## Your instructions
In the listing below, find the line holding "Reproduce this chart with matplotlib." and the line holding "('max (U-238)', max_u238, '#00ee00')]". Write out those two lines and all lines between, exactly, and nothing more.

%%

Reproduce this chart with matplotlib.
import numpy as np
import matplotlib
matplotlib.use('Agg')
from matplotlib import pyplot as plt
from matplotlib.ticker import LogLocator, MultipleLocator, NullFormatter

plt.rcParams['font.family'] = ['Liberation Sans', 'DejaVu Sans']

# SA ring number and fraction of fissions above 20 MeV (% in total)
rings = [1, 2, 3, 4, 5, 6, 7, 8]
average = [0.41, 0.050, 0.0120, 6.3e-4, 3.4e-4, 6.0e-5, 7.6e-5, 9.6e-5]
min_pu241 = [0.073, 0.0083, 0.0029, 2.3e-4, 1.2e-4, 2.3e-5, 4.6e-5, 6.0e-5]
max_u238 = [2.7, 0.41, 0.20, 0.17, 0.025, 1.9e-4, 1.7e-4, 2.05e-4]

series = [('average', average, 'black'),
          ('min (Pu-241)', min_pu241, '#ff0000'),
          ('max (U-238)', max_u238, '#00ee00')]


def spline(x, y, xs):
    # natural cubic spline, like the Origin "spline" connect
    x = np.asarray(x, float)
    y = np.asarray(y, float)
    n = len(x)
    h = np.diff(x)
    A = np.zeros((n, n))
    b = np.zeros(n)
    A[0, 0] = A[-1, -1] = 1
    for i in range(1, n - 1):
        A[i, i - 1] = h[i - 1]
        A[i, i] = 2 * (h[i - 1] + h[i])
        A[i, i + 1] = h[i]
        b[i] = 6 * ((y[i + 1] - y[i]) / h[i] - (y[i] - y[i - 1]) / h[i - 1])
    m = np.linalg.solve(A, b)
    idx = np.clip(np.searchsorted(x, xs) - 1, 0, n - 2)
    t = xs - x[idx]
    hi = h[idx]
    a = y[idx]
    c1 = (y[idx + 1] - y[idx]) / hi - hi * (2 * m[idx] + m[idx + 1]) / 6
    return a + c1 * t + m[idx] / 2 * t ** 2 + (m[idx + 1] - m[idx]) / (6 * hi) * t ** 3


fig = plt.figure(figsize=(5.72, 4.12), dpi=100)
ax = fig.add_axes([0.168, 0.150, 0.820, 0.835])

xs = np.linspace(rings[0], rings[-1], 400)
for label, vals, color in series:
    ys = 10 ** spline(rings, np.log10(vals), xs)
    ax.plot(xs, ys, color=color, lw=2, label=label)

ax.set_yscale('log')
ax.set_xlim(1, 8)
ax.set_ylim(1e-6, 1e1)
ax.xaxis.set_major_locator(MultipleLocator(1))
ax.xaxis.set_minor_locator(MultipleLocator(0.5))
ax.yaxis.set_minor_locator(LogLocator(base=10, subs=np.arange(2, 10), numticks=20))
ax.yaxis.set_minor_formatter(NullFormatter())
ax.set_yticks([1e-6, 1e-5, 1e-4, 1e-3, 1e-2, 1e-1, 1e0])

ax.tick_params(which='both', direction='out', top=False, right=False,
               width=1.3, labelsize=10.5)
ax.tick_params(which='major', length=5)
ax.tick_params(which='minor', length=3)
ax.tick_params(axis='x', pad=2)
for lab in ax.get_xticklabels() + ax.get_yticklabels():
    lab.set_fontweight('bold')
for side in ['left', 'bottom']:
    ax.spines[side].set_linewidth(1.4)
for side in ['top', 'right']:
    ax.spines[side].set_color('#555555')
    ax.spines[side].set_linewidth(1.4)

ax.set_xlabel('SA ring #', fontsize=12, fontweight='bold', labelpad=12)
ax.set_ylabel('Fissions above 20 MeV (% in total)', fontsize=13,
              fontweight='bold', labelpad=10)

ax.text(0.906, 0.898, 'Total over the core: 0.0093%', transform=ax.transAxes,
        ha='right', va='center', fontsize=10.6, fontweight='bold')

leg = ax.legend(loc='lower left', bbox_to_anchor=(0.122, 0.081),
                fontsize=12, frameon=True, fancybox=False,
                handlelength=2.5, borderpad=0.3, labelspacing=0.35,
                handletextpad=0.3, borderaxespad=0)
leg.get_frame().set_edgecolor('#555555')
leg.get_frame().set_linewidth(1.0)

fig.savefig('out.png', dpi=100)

%%
%%

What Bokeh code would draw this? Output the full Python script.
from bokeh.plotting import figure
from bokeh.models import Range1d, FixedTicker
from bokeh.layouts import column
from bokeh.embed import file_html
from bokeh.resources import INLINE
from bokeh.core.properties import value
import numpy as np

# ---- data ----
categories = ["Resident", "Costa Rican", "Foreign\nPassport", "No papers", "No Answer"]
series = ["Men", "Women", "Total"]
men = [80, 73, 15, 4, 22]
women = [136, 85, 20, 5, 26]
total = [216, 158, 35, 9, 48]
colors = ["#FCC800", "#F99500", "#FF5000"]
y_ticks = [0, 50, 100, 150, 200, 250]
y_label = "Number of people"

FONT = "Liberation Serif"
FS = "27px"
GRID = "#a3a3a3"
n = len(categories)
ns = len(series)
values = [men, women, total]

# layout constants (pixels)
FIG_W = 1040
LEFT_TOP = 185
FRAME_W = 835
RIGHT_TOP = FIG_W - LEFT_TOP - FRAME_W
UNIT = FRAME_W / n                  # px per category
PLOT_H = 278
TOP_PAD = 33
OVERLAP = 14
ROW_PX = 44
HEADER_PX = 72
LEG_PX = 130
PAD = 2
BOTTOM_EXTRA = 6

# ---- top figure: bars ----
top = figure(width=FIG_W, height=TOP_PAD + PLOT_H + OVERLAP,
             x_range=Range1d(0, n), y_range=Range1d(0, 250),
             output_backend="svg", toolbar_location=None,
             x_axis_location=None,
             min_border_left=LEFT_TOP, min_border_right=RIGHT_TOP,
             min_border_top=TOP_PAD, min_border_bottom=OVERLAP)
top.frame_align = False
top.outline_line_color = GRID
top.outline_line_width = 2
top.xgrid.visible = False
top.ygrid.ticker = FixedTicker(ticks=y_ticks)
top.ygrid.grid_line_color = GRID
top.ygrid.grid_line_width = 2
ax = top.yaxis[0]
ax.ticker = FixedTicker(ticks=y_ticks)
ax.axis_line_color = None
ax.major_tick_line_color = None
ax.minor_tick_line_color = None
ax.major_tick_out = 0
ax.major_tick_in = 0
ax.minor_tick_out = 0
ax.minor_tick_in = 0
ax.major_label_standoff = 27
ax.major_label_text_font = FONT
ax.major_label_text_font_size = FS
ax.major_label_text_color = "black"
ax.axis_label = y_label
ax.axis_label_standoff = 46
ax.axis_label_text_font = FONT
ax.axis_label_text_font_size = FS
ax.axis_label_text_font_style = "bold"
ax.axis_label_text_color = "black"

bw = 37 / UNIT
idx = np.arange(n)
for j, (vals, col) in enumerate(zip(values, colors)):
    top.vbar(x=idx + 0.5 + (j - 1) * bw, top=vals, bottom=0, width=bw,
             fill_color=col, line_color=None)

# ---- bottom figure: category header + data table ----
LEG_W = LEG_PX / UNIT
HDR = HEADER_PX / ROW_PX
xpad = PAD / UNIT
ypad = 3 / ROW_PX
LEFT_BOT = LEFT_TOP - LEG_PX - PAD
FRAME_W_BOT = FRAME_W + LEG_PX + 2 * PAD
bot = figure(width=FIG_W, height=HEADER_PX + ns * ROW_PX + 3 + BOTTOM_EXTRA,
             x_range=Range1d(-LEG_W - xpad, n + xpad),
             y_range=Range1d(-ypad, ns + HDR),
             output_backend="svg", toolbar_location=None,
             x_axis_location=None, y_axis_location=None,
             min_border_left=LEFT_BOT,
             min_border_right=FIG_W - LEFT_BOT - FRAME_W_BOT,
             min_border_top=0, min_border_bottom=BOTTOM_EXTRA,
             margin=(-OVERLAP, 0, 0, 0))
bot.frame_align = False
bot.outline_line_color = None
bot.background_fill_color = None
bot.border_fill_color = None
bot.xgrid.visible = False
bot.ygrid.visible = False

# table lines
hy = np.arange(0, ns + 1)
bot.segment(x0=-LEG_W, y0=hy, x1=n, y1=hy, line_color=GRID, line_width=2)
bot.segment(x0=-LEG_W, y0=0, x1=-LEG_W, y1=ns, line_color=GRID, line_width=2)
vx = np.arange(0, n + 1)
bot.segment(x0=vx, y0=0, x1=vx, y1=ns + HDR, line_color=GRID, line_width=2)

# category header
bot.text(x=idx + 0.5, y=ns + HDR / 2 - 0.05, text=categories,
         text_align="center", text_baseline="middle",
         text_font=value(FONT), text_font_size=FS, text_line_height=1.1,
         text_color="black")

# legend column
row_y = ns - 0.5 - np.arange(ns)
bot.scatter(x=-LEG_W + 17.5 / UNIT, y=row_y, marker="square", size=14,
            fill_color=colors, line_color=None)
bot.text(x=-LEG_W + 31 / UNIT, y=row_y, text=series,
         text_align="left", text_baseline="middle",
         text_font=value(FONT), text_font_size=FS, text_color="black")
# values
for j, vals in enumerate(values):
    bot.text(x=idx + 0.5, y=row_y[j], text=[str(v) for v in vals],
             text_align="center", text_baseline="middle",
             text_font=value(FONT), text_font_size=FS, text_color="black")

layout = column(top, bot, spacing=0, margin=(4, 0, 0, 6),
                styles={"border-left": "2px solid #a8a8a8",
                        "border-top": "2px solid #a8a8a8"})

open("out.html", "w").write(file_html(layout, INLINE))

%%

## Task output
Reproduce this chart with matplotlib.
import numpy as np
import matplotlib
matplotlib.use('Agg')
from matplotlib import pyplot as plt
from matplotlib.ticker import LogLocator, MultipleLocator, NullFormatter

plt.rcParams['font.family'] = ['Liberation Sans', 'DejaVu Sans']

# SA ring number and fraction of fissions above 20 MeV (% in total)
rings = [1, 2, 3, 4, 5, 6, 7, 8]
average = [0.41, 0.050, 0.0120, 6.3e-4, 3.4e-4, 6.0e-5, 7.6e-5, 9.6e-5]
min_pu241 = [0.073, 0.0083, 0.0029, 2.3e-4, 1.2e-4, 2.3e-5, 4.6e-5, 6.0e-5]
max_u238 = [2.7, 0.41, 0.20, 0.17, 0.025, 1.9e-4, 1.7e-4, 2.05e-4]

series = [('average', average, 'black'),
          ('min (Pu-241)', min_pu241, '#ff0000'),
          ('max (U-238)', max_u238, '#00ee00')]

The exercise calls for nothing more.